REA Press Statement: “The REA is calling on all parties to now draw a line under the affair and allow the UK solar industry to get back to business. As long as DECC makes no further appeal, installers will at last be able to give customers prices with absolute certainty, and get back to business.”
REA told members on 26 Jan, presumably in response to a “cool it” briefing from DECC: “The Court of Appeal hasn’t granted DECC permission for a further appeal, but DECC is seeking permission directly from the Supreme Court and has 28 days in which to do so. Were they granted leave to appeal and the appeal was successful (and it could take up to one year before the final outcome is known) they could still legislate to apply new tariffs from the 12 December 2011 reference date. Hence DECC is warning firms not to promote the higher tariffs in the period to 3rd March 2012 as these cannot be guaranteed.”

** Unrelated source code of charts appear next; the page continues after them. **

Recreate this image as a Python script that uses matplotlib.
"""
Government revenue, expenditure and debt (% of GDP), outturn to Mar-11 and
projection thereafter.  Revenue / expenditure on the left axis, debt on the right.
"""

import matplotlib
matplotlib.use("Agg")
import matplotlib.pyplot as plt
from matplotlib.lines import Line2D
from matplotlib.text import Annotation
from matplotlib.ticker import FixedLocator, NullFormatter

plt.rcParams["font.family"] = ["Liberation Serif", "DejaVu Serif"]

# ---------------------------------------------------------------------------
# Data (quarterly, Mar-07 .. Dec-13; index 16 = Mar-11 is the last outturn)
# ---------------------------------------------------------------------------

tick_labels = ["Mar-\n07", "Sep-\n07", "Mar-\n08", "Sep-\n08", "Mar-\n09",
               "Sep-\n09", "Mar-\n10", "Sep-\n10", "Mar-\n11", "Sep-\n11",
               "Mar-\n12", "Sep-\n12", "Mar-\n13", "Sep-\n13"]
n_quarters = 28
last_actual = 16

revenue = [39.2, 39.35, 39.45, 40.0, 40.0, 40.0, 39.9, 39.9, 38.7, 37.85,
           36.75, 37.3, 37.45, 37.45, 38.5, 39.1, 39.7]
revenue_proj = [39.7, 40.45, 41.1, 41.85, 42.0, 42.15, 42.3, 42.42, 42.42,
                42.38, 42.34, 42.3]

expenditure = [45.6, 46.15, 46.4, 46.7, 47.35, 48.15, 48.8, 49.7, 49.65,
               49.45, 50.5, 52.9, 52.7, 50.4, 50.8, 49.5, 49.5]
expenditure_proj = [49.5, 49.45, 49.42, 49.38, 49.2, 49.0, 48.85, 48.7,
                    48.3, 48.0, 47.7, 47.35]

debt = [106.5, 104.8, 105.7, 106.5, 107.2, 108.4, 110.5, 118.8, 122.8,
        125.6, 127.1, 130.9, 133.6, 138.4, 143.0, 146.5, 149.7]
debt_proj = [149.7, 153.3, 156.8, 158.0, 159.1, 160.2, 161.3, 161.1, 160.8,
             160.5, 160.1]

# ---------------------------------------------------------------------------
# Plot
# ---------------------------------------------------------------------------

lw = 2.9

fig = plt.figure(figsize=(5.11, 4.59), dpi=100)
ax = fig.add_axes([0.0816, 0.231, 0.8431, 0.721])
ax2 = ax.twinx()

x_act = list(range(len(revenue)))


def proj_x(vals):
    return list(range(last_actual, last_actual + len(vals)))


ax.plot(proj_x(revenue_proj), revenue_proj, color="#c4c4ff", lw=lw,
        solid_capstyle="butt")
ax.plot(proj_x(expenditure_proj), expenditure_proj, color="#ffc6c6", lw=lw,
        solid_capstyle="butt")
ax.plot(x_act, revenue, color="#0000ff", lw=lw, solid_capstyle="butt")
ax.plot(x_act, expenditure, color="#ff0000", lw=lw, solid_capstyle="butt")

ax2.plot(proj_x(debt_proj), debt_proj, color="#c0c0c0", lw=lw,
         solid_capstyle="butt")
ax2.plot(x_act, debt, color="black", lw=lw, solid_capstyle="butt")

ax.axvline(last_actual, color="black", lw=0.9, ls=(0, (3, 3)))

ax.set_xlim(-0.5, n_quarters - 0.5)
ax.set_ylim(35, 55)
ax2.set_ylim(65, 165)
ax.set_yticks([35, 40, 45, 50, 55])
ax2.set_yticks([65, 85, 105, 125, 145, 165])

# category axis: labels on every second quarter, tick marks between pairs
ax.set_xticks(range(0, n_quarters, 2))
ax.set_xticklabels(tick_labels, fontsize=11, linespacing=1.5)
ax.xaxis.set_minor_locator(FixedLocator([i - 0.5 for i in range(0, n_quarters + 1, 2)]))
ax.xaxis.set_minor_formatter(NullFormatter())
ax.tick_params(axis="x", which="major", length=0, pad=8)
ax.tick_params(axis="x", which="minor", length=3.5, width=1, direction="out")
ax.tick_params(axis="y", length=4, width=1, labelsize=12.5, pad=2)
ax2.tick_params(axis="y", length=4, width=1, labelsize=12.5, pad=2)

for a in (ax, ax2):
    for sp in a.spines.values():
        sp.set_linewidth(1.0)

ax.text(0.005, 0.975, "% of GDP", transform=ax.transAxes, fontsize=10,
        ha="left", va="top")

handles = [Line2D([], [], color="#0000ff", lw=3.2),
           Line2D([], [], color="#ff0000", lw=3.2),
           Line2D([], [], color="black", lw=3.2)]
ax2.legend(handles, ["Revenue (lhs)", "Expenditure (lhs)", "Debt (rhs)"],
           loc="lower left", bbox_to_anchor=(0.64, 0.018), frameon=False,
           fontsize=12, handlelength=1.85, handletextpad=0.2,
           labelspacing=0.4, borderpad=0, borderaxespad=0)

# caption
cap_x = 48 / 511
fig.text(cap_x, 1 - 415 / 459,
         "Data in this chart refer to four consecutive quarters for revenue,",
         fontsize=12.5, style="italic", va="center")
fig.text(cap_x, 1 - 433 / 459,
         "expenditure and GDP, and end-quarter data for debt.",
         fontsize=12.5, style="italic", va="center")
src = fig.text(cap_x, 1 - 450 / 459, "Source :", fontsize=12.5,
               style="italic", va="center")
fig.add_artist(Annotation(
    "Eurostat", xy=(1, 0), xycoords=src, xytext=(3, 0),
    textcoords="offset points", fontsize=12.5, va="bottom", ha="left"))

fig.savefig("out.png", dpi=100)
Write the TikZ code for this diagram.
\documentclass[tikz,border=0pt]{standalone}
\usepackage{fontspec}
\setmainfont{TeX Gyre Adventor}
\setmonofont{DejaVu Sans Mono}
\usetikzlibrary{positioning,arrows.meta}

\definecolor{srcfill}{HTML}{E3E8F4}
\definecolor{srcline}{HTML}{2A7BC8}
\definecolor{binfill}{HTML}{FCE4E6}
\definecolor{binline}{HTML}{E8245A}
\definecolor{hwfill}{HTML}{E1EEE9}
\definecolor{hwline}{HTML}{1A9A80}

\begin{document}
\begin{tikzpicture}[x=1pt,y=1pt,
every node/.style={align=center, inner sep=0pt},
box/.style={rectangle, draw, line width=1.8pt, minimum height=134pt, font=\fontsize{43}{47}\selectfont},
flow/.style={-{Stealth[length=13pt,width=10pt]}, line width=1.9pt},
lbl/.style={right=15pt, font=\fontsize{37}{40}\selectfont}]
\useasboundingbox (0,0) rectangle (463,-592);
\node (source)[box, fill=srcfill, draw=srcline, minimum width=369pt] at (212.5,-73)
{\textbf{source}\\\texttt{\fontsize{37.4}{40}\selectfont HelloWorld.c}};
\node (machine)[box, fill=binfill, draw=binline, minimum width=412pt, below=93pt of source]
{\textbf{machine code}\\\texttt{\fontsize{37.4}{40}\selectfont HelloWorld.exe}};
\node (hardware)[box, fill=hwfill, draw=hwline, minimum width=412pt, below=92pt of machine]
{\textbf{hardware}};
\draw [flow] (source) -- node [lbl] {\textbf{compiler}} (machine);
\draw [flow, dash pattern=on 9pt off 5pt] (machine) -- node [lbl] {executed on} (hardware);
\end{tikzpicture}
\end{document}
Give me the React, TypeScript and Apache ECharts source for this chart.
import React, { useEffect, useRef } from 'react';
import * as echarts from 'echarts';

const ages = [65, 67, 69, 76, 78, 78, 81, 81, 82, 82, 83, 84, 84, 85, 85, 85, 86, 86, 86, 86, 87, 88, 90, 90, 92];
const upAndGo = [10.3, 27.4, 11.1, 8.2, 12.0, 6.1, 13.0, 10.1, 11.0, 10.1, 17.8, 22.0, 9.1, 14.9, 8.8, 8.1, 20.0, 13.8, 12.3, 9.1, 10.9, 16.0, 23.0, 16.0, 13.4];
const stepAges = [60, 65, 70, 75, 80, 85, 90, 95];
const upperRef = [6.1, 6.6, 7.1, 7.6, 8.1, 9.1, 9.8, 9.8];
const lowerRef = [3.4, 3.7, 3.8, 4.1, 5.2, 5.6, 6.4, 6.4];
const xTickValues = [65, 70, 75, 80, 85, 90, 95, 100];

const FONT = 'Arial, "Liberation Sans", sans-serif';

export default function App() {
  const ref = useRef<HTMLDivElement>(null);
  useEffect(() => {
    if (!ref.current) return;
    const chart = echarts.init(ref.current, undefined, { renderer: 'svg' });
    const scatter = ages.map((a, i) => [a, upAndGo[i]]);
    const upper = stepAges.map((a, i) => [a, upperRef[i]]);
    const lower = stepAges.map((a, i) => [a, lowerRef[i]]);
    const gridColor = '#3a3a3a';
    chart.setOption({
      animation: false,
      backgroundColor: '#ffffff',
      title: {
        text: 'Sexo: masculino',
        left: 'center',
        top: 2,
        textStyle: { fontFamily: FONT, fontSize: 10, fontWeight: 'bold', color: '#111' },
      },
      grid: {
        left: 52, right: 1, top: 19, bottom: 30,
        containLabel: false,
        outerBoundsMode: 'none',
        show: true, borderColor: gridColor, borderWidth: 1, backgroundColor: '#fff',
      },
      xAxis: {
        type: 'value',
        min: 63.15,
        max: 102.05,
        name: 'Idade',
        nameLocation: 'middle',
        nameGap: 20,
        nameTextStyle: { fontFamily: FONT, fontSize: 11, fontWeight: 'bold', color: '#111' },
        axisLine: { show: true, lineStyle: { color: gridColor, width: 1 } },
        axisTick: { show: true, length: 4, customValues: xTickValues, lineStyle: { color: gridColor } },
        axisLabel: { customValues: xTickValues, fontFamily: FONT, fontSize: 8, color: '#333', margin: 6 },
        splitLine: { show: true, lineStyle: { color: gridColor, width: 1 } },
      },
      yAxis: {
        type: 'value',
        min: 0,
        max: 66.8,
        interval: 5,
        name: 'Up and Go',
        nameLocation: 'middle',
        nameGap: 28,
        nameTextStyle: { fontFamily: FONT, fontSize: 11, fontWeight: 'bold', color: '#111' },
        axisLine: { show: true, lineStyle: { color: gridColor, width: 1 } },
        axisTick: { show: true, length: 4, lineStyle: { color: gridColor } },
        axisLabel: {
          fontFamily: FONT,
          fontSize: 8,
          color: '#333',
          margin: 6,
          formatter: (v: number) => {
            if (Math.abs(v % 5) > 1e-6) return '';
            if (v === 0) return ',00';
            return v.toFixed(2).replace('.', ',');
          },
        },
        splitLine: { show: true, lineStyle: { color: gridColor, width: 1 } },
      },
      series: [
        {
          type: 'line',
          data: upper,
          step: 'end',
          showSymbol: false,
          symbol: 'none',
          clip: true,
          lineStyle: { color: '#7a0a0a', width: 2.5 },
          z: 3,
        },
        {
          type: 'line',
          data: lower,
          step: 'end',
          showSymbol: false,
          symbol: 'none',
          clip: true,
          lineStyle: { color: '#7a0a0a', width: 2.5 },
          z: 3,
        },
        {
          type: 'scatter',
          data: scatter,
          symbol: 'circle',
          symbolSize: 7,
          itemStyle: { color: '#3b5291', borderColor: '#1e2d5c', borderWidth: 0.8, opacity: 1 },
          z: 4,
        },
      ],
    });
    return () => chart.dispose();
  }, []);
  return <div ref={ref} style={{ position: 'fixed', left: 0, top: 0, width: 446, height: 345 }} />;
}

Gaynor Hartnell, Chief Executive of the REA, as usual, took a wider than just PV-focussed view, saying: “We now want to put this behind us as swiftly as possible, and work with government and supporters to secure a larger budget for small-scale renewable energy generation…”
Barry Johnston MD of Solar Twin Ltd says: We agree with Gaynor’s broad perspective. The UK renewable technology market needs balance and not selective privilege. For example, solar thermal faces zero support from 1 April and nobody is saying anything about, that following the mistaken ditching of solar thermal members into the the Solar Trade Association, who, themselves, have now abandoned their solar heating roots. Solar consumers need a £800 Renewable Heat Premium Payment right now, along with long term stability for PV.”
Some interesting links on this breaking story:
“For solar PV, the next 5 weeks is not a “win or lose” situation for consumers, but more like “win or double-win”. People are assured 21p and may also get more than double. Plus prices are keener than ever. That is why our phones are so busy right now. Seizing the moment is the general picture right now.” observed Barry Johnston.